Do you have a favorite western?

I love westerns. One of my all-time favorites is High Noon … and Stagecoach. Then there’s Red River, and The Unforgiven. Even The Treasure of the Sierra Madre has the western themes. That’s what counts. I think you could make a western in a city so long as it has that western theme of an individual against the group. Man against nature. The outsider. Those themes are common to all westerns, but you can branch that out into other genres.

Which actors do you most like watching perform?

My favorite actors are the “still” actors – guys like Lee Marvin, Clint Eastwood and Steve McQueen, combined with Montgomery Clift, John Garfield, William Holden and Sterling Hayden. They were all guys who had something interesting going on underneath. That combination of stillness on the surface and a boiling underneath is pretty much my favorite way to go.

What’s the hardest part about being a celebrity?
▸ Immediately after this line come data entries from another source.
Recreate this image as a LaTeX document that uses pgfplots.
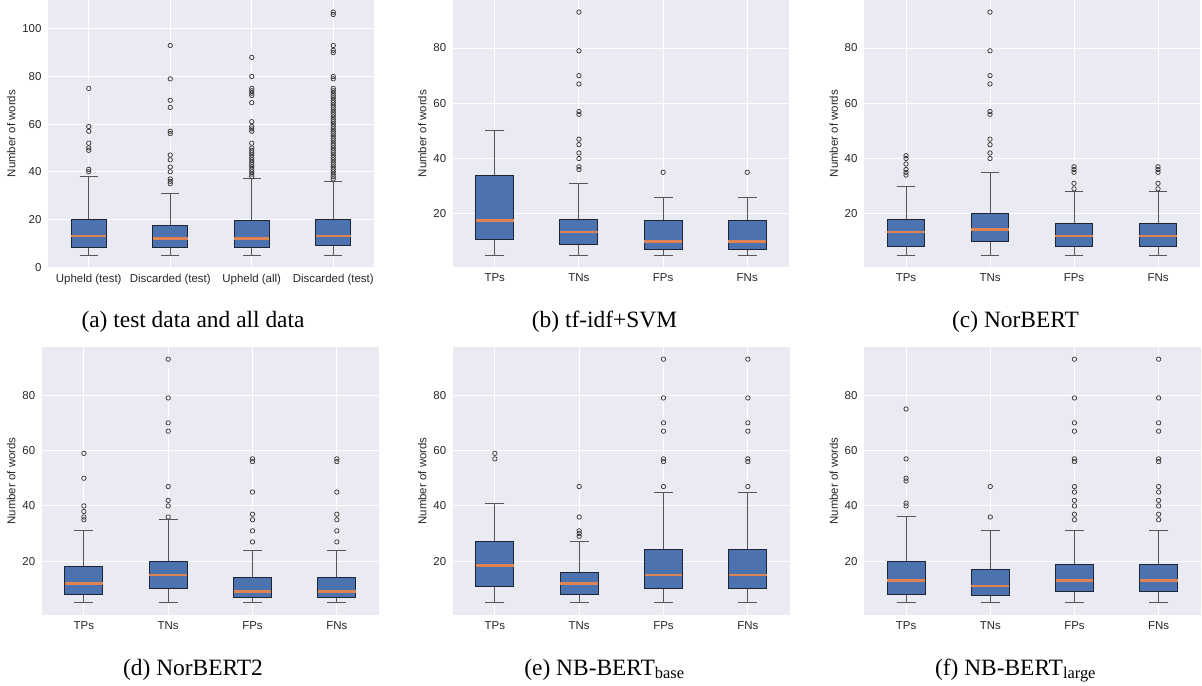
\documentclass[border=0pt]{standalone}
\usepackage{fontspec}
\setmainfont{Liberation Sans}
\newfontfamily\capfont{Liberation Serif}
\usepackage{pgfplots}
\pgfplotsset{compat=1.18}
\usepgfplotslibrary{statistics}

\definecolor{bgc}{HTML}{EAEAF2}
\definecolor{boxblue}{HTML}{4C72B0}
\definecolor{medc}{HTML}{DD8452}
\definecolor{boxedge}{HTML}{1F2633}
\definecolor{whiskc}{HTML}{555555}
\definecolor{markc}{HTML}{3A3A3A}
\definecolor{tickc}{HTML}{262626}

\newcommand{\axfont}{\fontsize{11.5}{13.8}\selectfont}
\newcommand{\capsize}{\capfont\fontsize{23.5}{28}\selectfont}

\pgfplotsset{
  sea/.style={
    scale only axis,
    anchor=south west,
    axis background/.style={fill=bgc},
    axis line style={draw=none},
    tick style={draw=none},
    major tick length=0pt,
    grid=major,
    major grid style={draw=white, line width=1bp},
    xmin=0.5, xmax=4.5,
    xtick={1,2,3,4},
    xticklabels={TPs,TNs,FPs,FNs},
    ymin=0.6, ymax=97.4,
    ytick={20,40,60,80},
    tick label style={font=\axfont, text=tickc},
    label style={font=\axfont, text=tickc},
    xticklabel style={yshift=-3bp},
    yticklabel style={xshift=-3bp},
    ylabel={Number of words},
    /pgf/number format/assume math mode=true,
    boxplot/draw direction=y,
    boxplot/box extend=0.45,
    boxplot/whisker extend=0.225,
  },
  sbox/.style={
    solid, draw=boxedge, fill=boxblue, line width=1bp,
    mark=o, mark size=2.2bp,
    mark options={draw=markc, line width=0.75bp, fill=none},
    boxplot/every median/.style={draw=medc, line width=2.5bp},
    boxplot/every whisker/.style={draw=whiskc, line width=1bp},
  },
}

% position, lower whisker, lower quartile, median, upper quartile, upper whisker, outliers
\newcommand{\bx}[7]{%
  \addplot[sbox, boxplot prepared={draw position=#1, lower whisker=#2,
    lower quartile=#3, median=#4, upper quartile=#5, upper whisker=#6}]
    coordinates {#7};}

\begin{document}
\begin{tikzpicture}
\path[use as bounding box] (0,0) rectangle (1202bp,686bp);

% (a) test data and all data
\begin{axis}[sea, at={(48bp,418.7bp)}, width=326bp, height=267.3bp,
  ymin=-0.1, ymax=112.1, ytick={0,20,40,60,80,100},
  xticklabels={Upheld (test),Discarded (test),Upheld (all),Discarded (test)},
  boxplot/box extend=0.43, boxplot/whisker extend=0.215]
\bx{1}{5}{8}{13}{20}{38}{(0,40) (0,41) (0,49) (0,50) (0,52) (0,57) (0,59) (0,75)}
\bx{2}{5}{8}{12}{17.5}{31}{(0,35) (0,36) (0,37) (0,40) (0,42) (0,45) (0,47) (0,56) (0,57) (0,67) (0,70) (0,79) (0,93)}
\bx{3}{5}{8}{12}{19.5}{37}{(0,38) (0,39) (0,40) (0,41) (0,42) (0,43) (0,44) (0,45) (0,46) (0,47) (0,48) (0,49) (0,50) (0,52) (0,57) (0,58) (0,59) (0,61) (0,69) (0,72) (0,73) (0,74) (0,75) (0,80) (0,88)}
\bx{4}{5}{9}{13}{20}{36}{(0,37) (0,38) (0,39) (0,40) (0,41) (0,42) (0,43) (0,44) (0,45) (0,46) (0,47) (0,48) (0,49) (0,50) (0,51) (0,52) (0,53) (0,54) (0,55) (0,56) (0,57) (0,58) (0,59) (0,60) (0,61) (0,62) (0,63) (0,64) (0,65) (0,66) (0,67) (0,68) (0,69) (0,70) (0,71) (0,72) (0,73) (0,74) (0,75) (0,79) (0,80) (0,90) (0,91) (0,93) (0,106) (0,107)}
\end{axis}

% (b) tf-idf+SVM
\begin{axis}[sea, at={(452.7bp,418.7bp)}, width=336.6bp, height=267.3bp]
\bx{1}{5}{10.5}{17.5}{34}{50}{}
\bx{2}{5}{9}{13.3}{18}{31}{(0,36) (0,37) (0,40) (0,42) (0,45) (0,47) (0,56) (0,57) (0,67) (0,70) (0,79) (0,93)}
\bx{3}{5}{7}{10}{17.5}{26}{(0,35)}
\bx{4}{5}{7}{10}{17.5}{26}{(0,35)}
\end{axis}

% (c) NorBERT
\begin{axis}[sea, at={(864bp,418.7bp)}, width=336bp, height=267.3bp]
\bx{1}{5}{8}{13.3}{18}{30}{(0,34) (0,35) (0,36) (0,38) (0,40) (0,41)}
\bx{2}{5}{10}{14.3}{20}{35}{(0,40) (0,42) (0,45) (0,47) (0,56) (0,57) (0,67) (0,70) (0,79) (0,93)}
\bx{3}{5}{8}{12}{16.3}{28}{(0,29) (0,31) (0,35) (0,36) (0,37)}
\bx{4}{5}{8}{12}{16.3}{28}{(0,29) (0,31) (0,35) (0,36) (0,37)}
\end{axis}

% (d) NorBERT2
\begin{axis}[sea, at={(41.7bp,71bp)}, width=337.3bp, height=268bp]
\bx{1}{5}{8}{12}{18}{31}{(0,35) (0,36) (0,38) (0,40) (0,50) (0,59)}
\bx{2}{5}{10}{15}{20}{35}{(0,36) (0,40) (0,42) (0,47) (0,67) (0,70) (0,79) (0,93)}
\bx{3}{5}{7}{9}{14}{24}{(0,27) (0,31) (0,35) (0,37) (0,45) (0,56) (0,57)}
\bx{4}{5}{7}{9}{14}{24}{(0,27) (0,31) (0,35) (0,37) (0,45) (0,56) (0,57)}
\end{axis}

% (e) NB-BERT base
\begin{axis}[sea, at={(452.7bp,71bp)}, width=337.3bp, height=268bp]
\bx{1}{5}{11}{18.5}{27}{41}{(0,57) (0,59)}
\bx{2}{5}{8}{12}{16}{27}{(0,29) (0,30) (0,31) (0,36) (0,47)}
\bx{3}{5}{10}{15}{24.3}{45}{(0,47) (0,56) (0,57) (0,67) (0,70) (0,79) (0,93)}
\bx{4}{5}{10}{15}{24.3}{45}{(0,47) (0,56) (0,57) (0,67) (0,70) (0,79) (0,93)}
\end{axis}

% (f) NB-BERT large
\begin{axis}[sea, at={(864bp,71bp)}, width=336.7bp, height=268bp]
\bx{1}{5}{8}{13}{20}{36}{(0,40) (0,41) (0,49) (0,50) (0,57) (0,75)}
\bx{2}{5}{7.5}{11}{17}{31}{(0,36) (0,47)}
\bx{3}{5}{9}{13}{19}{31}{(0,35) (0,37) (0,40) (0,42) (0,45) (0,47) (0,56) (0,57) (0,67) (0,70) (0,79) (0,93)}
\bx{4}{5}{9}{13}{19}{31}{(0,35) (0,37) (0,40) (0,42) (0,45) (0,47) (0,56) (0,57) (0,67) (0,70) (0,79) (0,93)}
\end{axis}

\node[anchor=base, font=\capsize] at (193bp,358bp) {(a) test data and all data};
\node[anchor=base, font=\capsize] at (604.5bp,358bp) {(b) tf-idf+SVM};
\node[anchor=base, font=\capsize] at (1015.5bp,358bp) {(c) NorBERT};
\node[anchor=base, font=\capsize] at (193bp,11bp) {(d) NorBERT2};
\node[anchor=base, font=\capsize] at (604.5bp,11bp) {(e) NB-BERT\textsubscript{base}};
\node[anchor=base, font=\capsize] at (1015.5bp,11bp) {(f) NB-BERT\textsubscript{large}};
\end{tikzpicture}
\end{document}
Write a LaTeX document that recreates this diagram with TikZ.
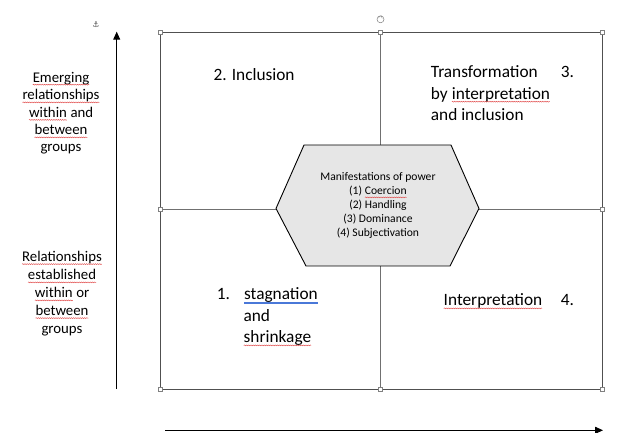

I think it’s the misconceptions that people have about you. When I met Ringo Starr, I went to shake his hand and he said, “How about an elbow?” So we rubbed elbows, laughed, and I thought, “What the hell – he doesn’t want to shake my hand?” But it was about germs – he was going on tour and he didn’t want to get sick. When I was on tour for Punisher, there were about 500 people in line for an autograph and wanting to shake hands, and I finally stopped. I got inventive. It was funny to be on that side of it. I figured that I had to shake several people’s hands over the next few weeks and chances were pretty high that I was going to catch something that would be bothersome. The point is that you’re going to upset some folks when you don’t act the way they think you should. But it’s got nothing to do with who you are. It’s about taking care of yourself.